Thursday of the Eleventh Week in Ordinary Time, 2023

2Cor 11:1-11

Ps 111

Matt 6:7-15

This is how you are to pray...

 

 In the gospel reading(Mt 6:7-15) Jesus makes a distinction between the prayer of the pagans and the prayer of his followers. He speaks of pagan prayer as babbling, as using many words, the implication being that by using many words they are trying to force God to listen. Pagan prayer is an attempt to put pressure on God, to manipulate God into doing what those praying want.
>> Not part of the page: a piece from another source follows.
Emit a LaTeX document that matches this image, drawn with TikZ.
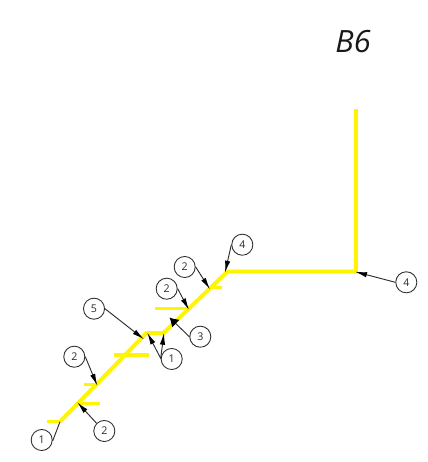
\documentclass[tikz,border=0pt]{standalone}
\usepackage{fontspec}
\setmainfont{Open Sans}
\usetikzlibrary{arrows.meta}
\definecolor{pipeyellow}{RGB}{255,245,0}
\definecolor{leadgray}{RGB}{45,45,45}
\tikzset{
  pipe/.style={draw=pipeyellow,line width=3pt,line cap=butt,line join=miter},
  stub/.style={draw=pipeyellow,line width=2.6pt},
  tag/.style={circle,draw=leadgray,line width=0.65pt,minimum size=15.8pt,inner sep=0pt,text=leadgray,font=\fontsize{8}{9}\selectfont},
  leader/.style={draw=leadgray,line width=0.7pt},
  leadarrow/.style={leader,-{Latex[length=9pt,width=4pt,black]}},
  fatarrow/.style={leader,-{Latex[length=6.5pt,width=8pt,black]}},
}
\begin{document}
\begin{tikzpicture}[x=0.75pt,y=-0.75pt]
\useasboundingbox (0,0) rectangle (428,462);
\fill[white] (0,0) rectangle (428,462);
% pipes
\coordinate (top) at (356,109);
\coordinate (corner) at (356,271.5);
\coordinate (bendA) at (227.5,271.5);
\coordinate (jogA) at (163.5,333);
\coordinate (jogB) at (146.5,333);
\coordinate (low) at (60,421.7);
\draw[pipe] (top) -- (corner) -- (bendA) -- (jogA) -- (jogB) -- (low);
\coordinate (s1a) at (47.3,421.7); \draw[stub] (s1a) -- (low);
\coordinate (s2a) at (77.3,403.3); \coordinate (s2b) at (100.5,403.3); \draw[stub] (s2a) -- (s2b);
\coordinate (s3a) at (84.5,384.3); \coordinate (s3b) at (97.3,384.3); \draw[stub] (s3a) -- (s3b);
\coordinate (s4a) at (114.5,355); \coordinate (s4b) at (149.5,355); \draw[stub] (s4a) -- (s4b);
\coordinate (s5a) at (155,308.7); \coordinate (s5b) at (189.3,308.7); \draw[stub] (s5a) -- (s5b);
\coordinate (s6a) at (210,287.7); \coordinate (s6b) at (222,287.7); \draw[stub] (s6a) -- (s6b);
% tags
\node[tag] (t1) at (41.7,440) {1};
\node[tag] (t2) at (104.3,431) {2};
\node[tag] (t3) at (74.3,356.7) {2};
\node[tag] (t4) at (94,308.7) {5};
\node[tag] (t5) at (171.7,359) {1};
\node[tag] (t6) at (200.3,336.7) {3};
\node[tag] (t7) at (166.7,288.7) {2};
\node[tag] (t8) at (184.7,267) {2};
\node[tag] (t9) at (242.3,244.7) {4};
\node[tag] (t10) at (406.3,282.3) {4};
% leaders
\coordinate (a2) at (77.3,402.3);
\coordinate (a3) at (97.3,385.7);
\coordinate (a4) at (144,339.3);
\coordinate (a5a) at (147.3,332.7);
\coordinate (a5b) at (164,332.7);
\coordinate (a6) at (169.5,317.5);
\coordinate (a7) at (189,310);
\coordinate (a8) at (210,289.3);
\coordinate (a9) at (225,272.7);
\coordinate (a10) at (355,271.7);
\coordinate (l5) at (160.7,358.3);
\draw[leader] (t1.east) ++(0,1) -- (low);
\draw[leadarrow] (t2.north west) -- (a2);
\draw[leadarrow] (t3.east) -- (a3);
\draw[leadarrow] (t4.east) -- (a4);
\draw[leader] (t5.west) -- (l5);
\draw[leadarrow] (l5) -- (a5a);
\draw[leadarrow] (l5) -- (a5b);
\draw[fatarrow] (t6.west) -- (a6);
\draw[leadarrow] (t7.east) -- (a7);
\draw[leadarrow] (t8.east) -- (a8);
\draw[leadarrow] (t9.west) -- (a9);
\draw[leadarrow] (t10.west) -- (a10);
\node[font=\fontsize{23}{25}\selectfont\itshape,inner sep=0pt,text=black!90] (title) at (353,41.5) {B6};
\end{tikzpicture}
\end{document}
The prayer Jesus taught his disciples is the complete opposite of that kind of prayer. 

 

Rather than trying to force God’s hand, the Lord’s prayer, as we have come to call it, begins in a spirit of surrender to God and to what God wants –‘your name be held holy, you will be done, your kingdom come’. Jesus would pray a version of those opening petitions of the Lord’s prayer in the garden of Gethsemane, ‘My Father if it is possible, let this cup pass from me; yet not what I will, but what you will’. Although Jesus recoiled before the prospect of a violent death, he did not try to force God’s hand in prayer. Rather, he surrendered to what God wanted. His prayer of petition was secondary to his prayer of surrender. 

 

The Lord’s Prayer begins in that same spirit of surrender to God, and only then does it invite us to petition God on our behalf. The petitions of the Lord’s Prayer are all in the first person plural, not me and mine but us and ‘our’. They express our basic material and spiritual needs, as a faith community, our need for sustenance, both physical and spiritual, our need for forgiveness, and our need for deliverance when our faith is tested by evil. Jesus gave us this prayer so that all of our prayers may be shaped by this model prayer.

 

Let us pray: Our Father in Heaven, hallowed be your name. Amen.